--- begin ---

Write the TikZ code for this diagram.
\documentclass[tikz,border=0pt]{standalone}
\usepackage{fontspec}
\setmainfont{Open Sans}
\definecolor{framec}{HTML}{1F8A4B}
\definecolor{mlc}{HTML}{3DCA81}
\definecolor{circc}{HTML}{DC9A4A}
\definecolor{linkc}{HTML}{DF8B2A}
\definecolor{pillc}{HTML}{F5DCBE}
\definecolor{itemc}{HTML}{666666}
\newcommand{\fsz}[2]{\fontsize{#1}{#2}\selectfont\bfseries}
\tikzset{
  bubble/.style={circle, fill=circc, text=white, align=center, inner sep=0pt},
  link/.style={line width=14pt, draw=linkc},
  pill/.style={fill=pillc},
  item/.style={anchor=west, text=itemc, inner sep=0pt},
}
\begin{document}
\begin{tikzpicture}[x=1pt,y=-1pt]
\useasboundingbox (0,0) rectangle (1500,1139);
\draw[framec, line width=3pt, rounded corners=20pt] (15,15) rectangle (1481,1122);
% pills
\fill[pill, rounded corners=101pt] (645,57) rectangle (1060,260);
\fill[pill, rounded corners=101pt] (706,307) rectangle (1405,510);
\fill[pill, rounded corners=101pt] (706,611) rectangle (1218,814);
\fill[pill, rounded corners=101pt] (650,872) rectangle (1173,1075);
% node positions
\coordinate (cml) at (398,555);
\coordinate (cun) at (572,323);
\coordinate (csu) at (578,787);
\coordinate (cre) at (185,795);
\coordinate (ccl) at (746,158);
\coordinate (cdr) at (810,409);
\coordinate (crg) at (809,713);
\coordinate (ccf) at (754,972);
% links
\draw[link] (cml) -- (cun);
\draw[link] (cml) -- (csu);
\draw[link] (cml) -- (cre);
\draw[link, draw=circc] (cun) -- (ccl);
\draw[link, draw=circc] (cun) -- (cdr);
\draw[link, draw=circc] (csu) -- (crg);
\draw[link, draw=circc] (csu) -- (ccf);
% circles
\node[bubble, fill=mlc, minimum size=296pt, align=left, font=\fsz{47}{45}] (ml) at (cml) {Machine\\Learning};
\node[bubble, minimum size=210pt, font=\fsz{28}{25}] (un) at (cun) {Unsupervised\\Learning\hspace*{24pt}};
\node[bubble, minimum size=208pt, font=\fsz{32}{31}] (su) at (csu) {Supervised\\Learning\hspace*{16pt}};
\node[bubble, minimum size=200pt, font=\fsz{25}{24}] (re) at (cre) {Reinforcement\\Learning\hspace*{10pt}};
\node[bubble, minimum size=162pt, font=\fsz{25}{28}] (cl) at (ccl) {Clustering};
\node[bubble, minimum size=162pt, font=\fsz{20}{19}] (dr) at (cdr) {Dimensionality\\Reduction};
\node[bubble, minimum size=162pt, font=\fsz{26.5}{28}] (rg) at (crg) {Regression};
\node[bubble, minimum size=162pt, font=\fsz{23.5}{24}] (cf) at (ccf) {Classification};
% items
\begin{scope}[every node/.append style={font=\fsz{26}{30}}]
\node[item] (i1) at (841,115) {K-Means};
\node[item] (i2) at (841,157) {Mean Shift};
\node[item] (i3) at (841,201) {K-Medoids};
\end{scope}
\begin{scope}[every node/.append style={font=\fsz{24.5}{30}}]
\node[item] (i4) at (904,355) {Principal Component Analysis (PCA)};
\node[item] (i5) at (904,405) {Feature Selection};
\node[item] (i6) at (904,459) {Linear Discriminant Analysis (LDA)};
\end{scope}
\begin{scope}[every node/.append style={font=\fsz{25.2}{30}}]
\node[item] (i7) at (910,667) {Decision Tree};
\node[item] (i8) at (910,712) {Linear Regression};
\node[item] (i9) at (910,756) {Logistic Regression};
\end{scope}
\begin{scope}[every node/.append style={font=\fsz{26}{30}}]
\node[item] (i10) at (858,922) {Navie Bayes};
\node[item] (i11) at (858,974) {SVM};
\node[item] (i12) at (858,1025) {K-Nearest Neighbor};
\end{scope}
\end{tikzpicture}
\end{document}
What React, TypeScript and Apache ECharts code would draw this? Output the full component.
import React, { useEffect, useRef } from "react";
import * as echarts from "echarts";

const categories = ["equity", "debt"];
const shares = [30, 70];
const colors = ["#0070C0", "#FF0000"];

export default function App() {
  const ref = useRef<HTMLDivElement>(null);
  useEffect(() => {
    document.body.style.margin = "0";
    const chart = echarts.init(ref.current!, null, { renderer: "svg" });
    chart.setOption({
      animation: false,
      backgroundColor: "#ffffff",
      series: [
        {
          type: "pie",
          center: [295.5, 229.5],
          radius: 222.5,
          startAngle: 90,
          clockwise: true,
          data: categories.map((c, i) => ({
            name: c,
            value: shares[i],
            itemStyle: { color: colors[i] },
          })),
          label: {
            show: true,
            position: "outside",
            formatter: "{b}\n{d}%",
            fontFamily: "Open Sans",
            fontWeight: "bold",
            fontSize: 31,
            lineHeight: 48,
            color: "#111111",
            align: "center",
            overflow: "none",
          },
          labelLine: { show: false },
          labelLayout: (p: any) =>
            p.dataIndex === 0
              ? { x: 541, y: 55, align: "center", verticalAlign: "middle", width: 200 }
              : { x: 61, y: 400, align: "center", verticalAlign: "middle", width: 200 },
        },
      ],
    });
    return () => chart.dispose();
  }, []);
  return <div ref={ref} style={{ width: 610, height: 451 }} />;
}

--- end ---

### STATED EXERCISE
Go through the records above and copy every line with the word "React".

### TASK SOLUTION
What React, TypeScript and Apache ECharts code would draw this? Output the full component.
import React, { useEffect, useRef } from "react";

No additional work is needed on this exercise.